Били потом правда его долго, нудно и почти до смерти, но живучесть у гоблинов была в крови. Ничего. Полежал денёк, отхаркнул кровь и на второй день встал на ножки свои богатырские. Уверенно конечно на своих двоих не держался, но всё же встал, а это уже ни цацки-пецки. Это вам не кокая-то дрыста замученная, типа челака, это гоблин, монолит и твердь! Во как!
Потом гоблина перевели в общий барак фролов, который находился так же под землёй, как и всё «царство» Госкара, к тем, кто трудился в сточных канавах и в выгребных ямах города.
Самой тяжелым участком в городе среди ассенизаторов считался район, где был расположен Колизей, куда собственно говоря и распределили гоблина, без амбиций и лишних колебаний воздуха.
Барак фролов конечно был не самым замечательным и увеселительным местом на всём Фаэо, но к счастью гоблина, ему в бараке понравилось. Всё было на высоте и по правилам, вдоль стены грязные шконари на которых валялись разного вида доходяги, грязные, немытые, нестриженные, в общем всё как положено. Стойкий шмек немытых тел висел топором в воздухе, при всём этом, запах канализации вносил свои коррективы в системе вентиляции. Примерно точно так же было и в военном шатре, когда Варлох, вместе со своим кланом уходил в военные походы. Правда походы иногда, да что там иногда, почти всегда оканчивались первым днём пути до того момента, как разобьют в чистом поле лагерь. Ну а затем, по всем устоявшимся правилам гоблинов это событие знаменовалось массовой попойкой абсолютно всех, как командиров, так и простых вояк, и как обычно массовым мордобоем, куда же без него, никуда. После массовым примирением и братанием обидчиков и обиженных за кувшином вкусной спиртовой настойки, и снова это всё перерастало в массовую попойку в результате чего выходил новый мордобой. Всё просто и со вкусом. В общем «военный поход во честь и славу армии гоблинов» длился до того момента, пока всё не было выпито и съедено.
«Эх времена», — мечтательно вспоминал гоблин.
Главный Надсмотрщик гоблину четко объяснил, что и как он должен делать.

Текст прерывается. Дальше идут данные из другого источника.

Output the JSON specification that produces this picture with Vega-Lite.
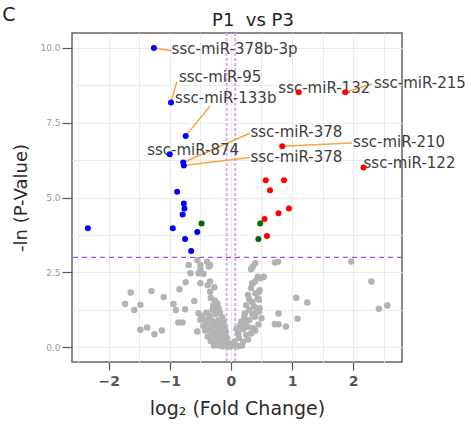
{
  "$schema": "https://vega.github.io/schema/vega-lite/v6.json",
  "autosize": {"type": "none"},
  "padding": {"left": 72, "top": 33, "right": 69, "bottom": 63},
  "background": "white",
  "width": 330,
  "height": 329,
  "title": {"text": "P1\u00a0 vs P3", "fontSize": 18, "font": "DejaVu Sans", "fontWeight": "normal", "color": "#222222", "offset": 3, "dx": 16, "dy": 27},
  "config": {
    "view": {"stroke": "#666666", "strokeWidth": 1.5},
    "axis": {"domain": false, "gridColor": "#ebebeb", "gridWidth": 1, "tickColor": "#555555", "tickWidth": 1.2}
  },
  "resolve": {"axis": {"x": "independent", "y": "independent"}},
  "datasets": {
    "pts": [
      {"x": -1.26, "y": 10.0, "g": "down"}, {"x": -0.98, "y": 8.18, "g": "down"}, {"x": -0.74, "y": 7.06, "g": "down"},
      {"x": -1.0, "y": 6.45, "g": "down"}, {"x": -0.78, "y": 6.17, "g": "down"}, {"x": -0.77, "y": 6.07, "g": "down"},
      {"x": -0.88, "y": 5.19, "g": "down"}, {"x": -0.77, "y": 4.8, "g": "down"}, {"x": -0.76, "y": 4.63, "g": "down"},
      {"x": -0.79, "y": 4.43, "g": "down"}, {"x": -2.34, "y": 3.97, "g": "down"}, {"x": -0.95, "y": 3.97, "g": "down"},
      {"x": -0.55, "y": 3.85, "g": "down"}, {"x": -0.75, "y": 3.61, "g": "down"}, {"x": -0.65, "y": 3.21, "g": "down"},
      {"x": -0.48, "y": 4.13, "g": "fc"}, {"x": 0.48, "y": 4.13, "g": "fc"}, {"x": 0.45, "y": 3.61, "g": "fc"},
      {"x": 1.11, "y": 8.52, "g": "up"}, {"x": 1.87, "y": 8.52, "g": "up"}, {"x": 0.84, "y": 6.71, "g": "up"},
      {"x": 2.17, "y": 6.0, "g": "up"}, {"x": 0.57, "y": 5.58, "g": "up"}, {"x": 0.87, "y": 5.58, "g": "up"},
      {"x": 0.64, "y": 5.24, "g": "up"}, {"x": 0.95, "y": 4.63, "g": "up"}, {"x": 0.78, "y": 4.47, "g": "up"},
      {"x": 0.55, "y": 4.28, "g": "up"}, {"x": 0.59, "y": 3.71, "g": "up"}
    ],
    "ns": [
      {"x": -1.64, "y": 1.82}, {"x": -1.3, "y": 1.87}, {"x": -1.73, "y": 1.44}, {"x": -1.48, "y": 1.41}, {"x": -1.58, "y": 1.24},
      {"x": -1.1, "y": 1.67}, {"x": -0.94, "y": 1.44}, {"x": -0.9, "y": 1.24}, {"x": -0.84, "y": 1.93}, {"x": -0.86, "y": 0.82},
      {"x": -0.79, "y": 0.82}, {"x": -1.48, "y": 0.58}, {"x": -1.37, "y": 0.65}, {"x": -1.25, "y": 0.43}, {"x": -1.13, "y": 0.55},
      {"x": -0.69, "y": 2.74}, {"x": -0.55, "y": 2.91}, {"x": -0.39, "y": 2.85}, {"x": -0.36, "y": 2.69}, {"x": -0.66, "y": 2.47},
      {"x": -0.53, "y": 2.47}, {"x": -0.5, "y": 2.13}, {"x": -0.74, "y": 2.17}, {"x": -0.34, "y": 2.19}, {"x": -0.6, "y": 1.54},
      {"x": -0.75, "y": 1.26}, {"x": -0.53, "y": 1.13}, {"x": -0.5, "y": 0.91}, {"x": -0.55, "y": 0.52},
      {"x": -0.5, "y": 2.74}, {"x": -0.34, "y": 2.74}, {"x": -0.5, "y": 2.6}, {"x": -0.45, "y": 2.45}, {"x": -0.38, "y": 2.07},
      {"x": -0.34, "y": 1.85}, {"x": -0.33, "y": 1.64}, {"x": -0.29, "y": 1.4}, {"x": -0.23, "y": 1.24}, {"x": -0.27, "y": 2.0},
      {"x": -0.26, "y": 1.55}, {"x": -0.22, "y": 1.45}, {"x": -0.2, "y": 1.3}, {"x": -0.3, "y": 1.25}, {"x": -0.4, "y": 1.15},
      {"x": -0.47, "y": 1.05}, {"x": -0.35, "y": 1.05}, {"x": -0.25, "y": 1.1}, {"x": -0.18, "y": 1.15}, {"x": -0.14, "y": 1.0},
      {"x": -0.42, "y": 0.9}, {"x": -0.33, "y": 0.92}, {"x": -0.27, "y": 0.85}, {"x": -0.2, "y": 0.9}, {"x": -0.12, "y": 0.85},
      {"x": -0.45, "y": 0.7}, {"x": -0.38, "y": 0.75}, {"x": -0.3, "y": 0.7}, {"x": -0.23, "y": 0.72}, {"x": -0.16, "y": 0.7},
      {"x": -0.1, "y": 0.65}, {"x": -0.42, "y": 0.55}, {"x": -0.35, "y": 0.55}, {"x": -0.28, "y": 0.5}, {"x": -0.21, "y": 0.55},
      {"x": -0.14, "y": 0.5}, {"x": -0.08, "y": 0.5}, {"x": -0.38, "y": 0.35}, {"x": -0.31, "y": 0.38}, {"x": -0.24, "y": 0.35},
      {"x": -0.17, "y": 0.35}, {"x": -0.11, "y": 0.35}, {"x": -0.06, "y": 0.3}, {"x": -0.33, "y": 0.2}, {"x": -0.26, "y": 0.18},
      {"x": -0.19, "y": 0.2}, {"x": -0.13, "y": 0.18}, {"x": -0.07, "y": 0.15}, {"x": -0.03, "y": 0.12}, {"x": -0.28, "y": 0.05},
      {"x": -0.2, "y": 0.05}, {"x": -0.13, "y": 0.03}, {"x": -0.07, "y": 0.04}, {"x": -0.02, "y": 0.02},
      {"x": 0.36, "y": 2.69}, {"x": 0.33, "y": 2.6}, {"x": 0.44, "y": 2.35}, {"x": 0.49, "y": 2.3}, {"x": 0.36, "y": 2.13},
      {"x": 0.33, "y": 1.97}, {"x": 0.47, "y": 1.9}, {"x": 0.28, "y": 1.74}, {"x": 0.4, "y": 1.8}, {"x": 0.44, "y": 1.63},
      {"x": 0.25, "y": 1.4}, {"x": 0.35, "y": 1.5}, {"x": 0.47, "y": 1.3}, {"x": 0.3, "y": 1.25}, {"x": 0.23, "y": 1.13},
      {"x": 0.39, "y": 1.01}, {"x": 0.5, "y": 0.96}, {"x": 0.17, "y": 0.85}, {"x": 0.3, "y": 0.9}, {"x": 0.28, "y": 0.68},
      {"x": 0.36, "y": 0.63}, {"x": 0.45, "y": 0.75}, {"x": 0.2, "y": 0.6}, {"x": 0.12, "y": 0.46}, {"x": 0.25, "y": 0.4},
      {"x": 0.33, "y": 0.45}, {"x": 0.06, "y": 0.18}, {"x": 0.2, "y": 0.18}, {"x": 0.13, "y": 0.3}, {"x": 0.28, "y": 0.25},
      {"x": 0.0, "y": 0.03}, {"x": 0.12, "y": 0.03}, {"x": 0.06, "y": 0.05}, {"x": 0.18, "y": 0.05}, {"x": 0.4, "y": 2.2},
      {"x": 0.38, "y": 1.35}, {"x": 0.3, "y": 1.6}, {"x": 0.41, "y": 1.15}, {"x": 0.22, "y": 1.0}, {"x": 0.15, "y": 0.72},
      {"x": 0.4, "y": 0.55}, {"x": 0.24, "y": 0.8}, {"x": 0.09, "y": 0.6}, {"x": 0.35, "y": 1.1}, {"x": 0.35, "y": 2.13},
      {"x": 0.4, "y": 2.8}, {"x": 0.72, "y": 2.83}, {"x": 0.77, "y": 2.85}, {"x": 0.54, "y": 2.35}, {"x": 0.46, "y": 1.85},
      {"x": 0.46, "y": 1.58}, {"x": 0.46, "y": 1.19}, {"x": 0.78, "y": 1.12}, {"x": 0.72, "y": 0.76}, {"x": 0.78, "y": 0.76},
      {"x": 0.9, "y": 0.69}, {"x": 1.09, "y": 0.95}, {"x": 1.07, "y": 1.65}, {"x": 1.25, "y": 1.49}, {"x": 1.97, "y": 2.86},
      {"x": 2.3, "y": 2.19}, {"x": 2.42, "y": 1.28}, {"x": 2.56, "y": 1.39}
    ],
    "labels": [
      {"label": "ssc-miR-378b-3p", "lx": -0.97, "ly": 9.98, "px": -1.26, "py": 10.0, "ex": -0.97, "ey": 9.91, "leader": true},
      {"label": "ssc-miR-95", "lx": -0.85, "ly": 9.02, "px": -0.98, "py": 8.18, "ex": -0.885, "ey": 8.87, "leader": true},
      {"label": "ssc-miR-133b", "lx": -0.915, "ly": 8.32, "px": -0.74, "py": 7.06, "ex": -0.34, "ey": 8.06, "leader": true},
      {"label": "ssc-miR-874", "lx": -1.37, "ly": 6.59, "px": -1.0, "py": 6.45, "ex": -1.0, "ey": 6.45, "leader": false},
      {"label": "ssc-miR-378", "lx": 0.32, "ly": 7.18, "px": -0.78, "py": 6.17, "ex": 0.31, "ey": 7.15, "leader": true},
      {"label": "ssc-miR-378", "lx": 0.32, "ly": 6.34, "px": -0.77, "py": 6.07, "ex": 0.31, "ey": 6.34, "leader": true},
      {"label": "ssc-miR-132", "lx": 0.776, "ly": 8.65, "px": 1.11, "py": 8.52, "ex": 1.11, "ey": 8.52, "leader": false},
      {"label": "ssc-miR-215", "lx": 2.34, "ly": 8.82, "px": 1.87, "py": 8.52, "ex": 2.31, "ey": 8.8, "leader": true},
      {"label": "ssc-miR-210", "lx": 2.0, "ly": 6.87, "px": 0.84, "py": 6.71, "ex": 1.98, "ey": 6.82, "leader": true},
      {"label": "ssc-miR-122", "lx": 2.17, "ly": 6.14, "px": 2.17, "py": 6.0, "ex": 2.17, "ey": 6.0, "leader": false}
    ],
    "panel": [{"label": "C", "lx": -3.74, "ly": 11.1}],
    "hline": [{"t": 3}],
    "vline": [{"v": -0.07}, {"v": 0.07}]
  },
  "layer": [
    {
      "data": {"name": "hline"},
      "mark": {"type": "rule", "color": "#a64ff2", "strokeWidth": 1.3, "strokeDash": [5, 4]},
      "encoding": {"y": {"field": "t", "type": "quantitative", "scale": {"domain": [-0.5, 10.5], "nice": false, "zero": false},
        "axis": {"values": [0, 1.25, 2.5, 3.75, 5, 6.25, 7.5, 8.75, 10], "grid": true, "labels": false, "ticks": false, "domain": false, "title": null, "orient": "right"}}}
    },
    {
      "data": {"name": "vline"},
      "mark": {"type": "rule", "color": "#d4acf7", "strokeWidth": 2, "strokeDash": [3, 2]},
      "encoding": {"x": {"field": "v", "type": "quantitative", "scale": {"domain": [-2.6, 2.8], "nice": false, "zero": false},
        "axis": {"values": [-2.5, -2, -1.5, -1, -0.5, 0, 0.5, 1, 1.5, 2, 2.5], "grid": true, "labels": false, "ticks": false, "domain": false, "title": null, "orient": "top"}}}
    },
    {
      "data": {"name": "ns"},
      "mark": {"type": "point", "filled": true, "size": 42, "opacity": 1, "color": "#b3b3b3"},
      "encoding": {
        "x": {"field": "x", "type": "quantitative",
          "axis": {"title": "log\u2082 (Fold Change)", "orient": "bottom", "values": [-2, -1, 0, 1, 2], "grid": false, "format": "d",
            "tickSize": 8, "labelPadding": 4, "labelFont": "DejaVu Sans", "labelFontSize": 14, "labelFontWeight": "bold", "labelColor": "#555555",
            "titleFont": "DejaVu Sans", "titleFontSize": 19, "titleFontWeight": "normal", "titleColor": "#2a2a2a", "titlePadding": 11}},
        "y": {"field": "y", "type": "quantitative",
          "axis": {"title": "-ln (P-Value)", "orient": "left", "values": [0, 2.5, 5, 7.5, 10], "grid": false, "format": ".1f",
            "tickSize": 10, "labelPadding": 2, "labelFont": "DejaVu Sans", "labelFontSize": 9, "labelColor": "#999999",
            "titleFont": "DejaVu Sans", "titleFontSize": 18, "titleFontWeight": "normal", "titleColor": "#2a2a2a", "titlePadding": 9}}
      }
    },
    {
      "data": {"name": "labels"},
      "transform": [{"filter": "datum.leader"}],
      "mark": {"type": "rule", "color": "#f7a544", "strokeWidth": 1.5},
      "encoding": {
        "x": {"field": "px", "type": "quantitative", "axis": null},
        "y": {"field": "py", "type": "quantitative", "axis": null},
        "x2": {"field": "ex"},
        "y2": {"field": "ey"}
      }
    },
    {
      "data": {"name": "labels"},
      "mark": {"type": "text", "align": "left", "baseline": "middle", "font": "DejaVu Sans", "fontSize": 15, "color": "#3d3d3d"},
      "encoding": {
        "x": {"field": "lx", "type": "quantitative", "axis": null},
        "y": {"field": "ly", "type": "quantitative", "axis": null},
        "text": {"field": "label"}
      }
    },
    {
      "data": {"name": "panel"},
      "mark": {"type": "text", "align": "left", "baseline": "middle", "font": "DejaVu Sans", "fontSize": 19, "color": "#222222"},
      "encoding": {
        "x": {"field": "lx", "type": "quantitative", "axis": null},
        "y": {"field": "ly", "type": "quantitative", "axis": null},
        "text": {"field": "label"}
      }
    },
    {
      "data": {"name": "pts"},
      "mark": {"type": "point", "filled": true, "size": 36, "opacity": 1},
      "encoding": {
        "x": {"field": "x", "type": "quantitative", "axis": null},
        "y": {"field": "y", "type": "quantitative", "axis": null},
        "color": {"field": "g", "type": "nominal", "scale": {"domain": ["down", "up", "fc"], "range": ["#0000ff", "#ff0000", "#006400"]}, "legend": null}
      }
    }
  ]
}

Рассказывал много, руками размахивал долго, пальцами указывал нудно, а всё было просто и понятно: берешь телегу с наполненной бочкой испражнений, да побольше, идёшь туда, куда указывают жёлтые стрелки по подземным магистралям ассенизаторов города, вывозишь за город по всем этим бесконечным туннелям, там сливаешь и возвращаешься обратно за новой бочкой. Всё просто и понятно. Вроде на первый взгляд нудно и совсем не интересно, но после дня нудной работы и совсем неподобающей к лицу славного воина, Варлох нашёл себе уйму развлечений. К примеру если на пути в подземке у него попадался кто из фролов невольников, так гоблин смело мог отпинать его ногами и ему за это ничего не было. Потом Варлох ловил всех крыс, попадающихся ему на пути, и нанизывал их на проволоку. Он делал из них ожирелье, одевал на шею, а вечером, когда был перерыв нанизывал тушки на импровизированный шампур и поджаривал себе нехитрое угощение. Так сказать добавку к той баланде, которой их кормили. Однако ради справедливости гоблин должен был признаться, что ту стряпню, которую он получал в подземных казематах ещё можно было назвать съедобной, в отличии от того, чем кормили на военных учениях.
Тачка противно скрипела. Но варлох не обращал на это внимание, ему было обидно и нудно. Впереди пробежал хвостатый ужин гоблина и спрятался в щель в стене, гоблин досадно покачал головой. Вот всё сегодня не так, даже ужин избегает его.
С самогу утра ещё и одной крысы. Что за напасть такая, или чем прогневал он великого Бива-Бива? Так и в помыслах не было, мыть руки перед едой, или чистить зубы, вроде бы ничем не прогневать не должен был. Странно всё это, странно.
Варлох уже было дошёл до конца туннеля, как вспомнил, что сегодня с утра, он нечаянно поковырялся в носу и вытер палец о рубаху свою. А вот это была плохая примета, надо было палец вытереть о стену, либо о доходягу каково ни будь, что был на пути, а он так оплошал.
«Вот паскудство! Сам себе весь день испортил» — посетовал на себя Варлох.
Сплюнул от досады под ноги, ударил кулаком о стену и дальше пошёл. Делать теперь нечего, надо как-то день этот прожить, а дальше легче пойдёт.